Currently HeliBoard detects a continuous sequence of letters and specific characters like ' as single word, with some special cases like urls or emails. In #960, the addition of CamelCase modes was proposed, and it's worth considering what should be seen as a word here. It might be useful to not see CamelCase as a single word (current behavior), but detect Camel and Case separately via lowecase/uppercase boundary.

I don't have a particular opinion on this, but would such behavior be wanted (and why / why not)?

(this is also related to the more general question of what should be a "word"; there are some issues where people expect numbers to count as part of a word)

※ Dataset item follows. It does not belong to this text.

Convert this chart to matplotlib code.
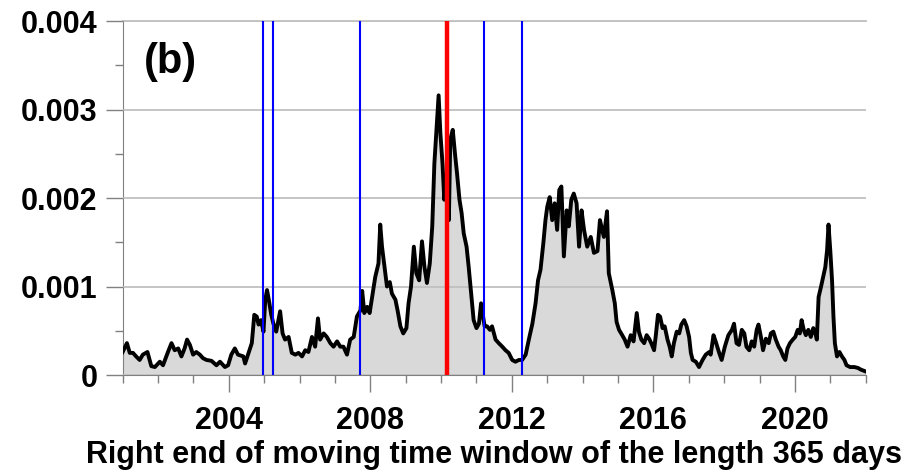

devycarol commented 1 month ago

In the general case, I don't think so. If it has its own mode, then perhaps. The logic would be pretty tricky though.

I'm trying to allow non-composition characters to be word-selected for the delete sliders I'm working on, and even that's been pretty complex.

I see two cases shaping up: text editing and word composition. For something like numbers, you probably want to include numbers and such as a "selection unit" in the former and exclude it from the latter.

And non-Latin languages need to be kept in mind as well.

devycarol commented 1 month ago

(and that's not even touching synergy with selection by double-tapping text. is that governed by the IME or lower in the system?)

Helium314 commented 1 month ago

If it has its own mode

That might be a pretty useful thing (not just related to word-delete-swipe modes). So users could choose e.g. whether to treat numbers a part of a word. Though I'm not sure whether I want more complexity that will likely be wanted if we add this (e.g. treat numbers as part of word, but not when saving to typed history, or not when at start, or... endless possibilities).

is that governed by the IME or lower in the system

This is coming from the system.

devycarol commented 1 month ago

The way it's coming together on my end is that I'm not touching "get word range at cursor" at all and instead duplicating that logic into a separate interface that adds support for selecting non-word characters. It's in StringUtils.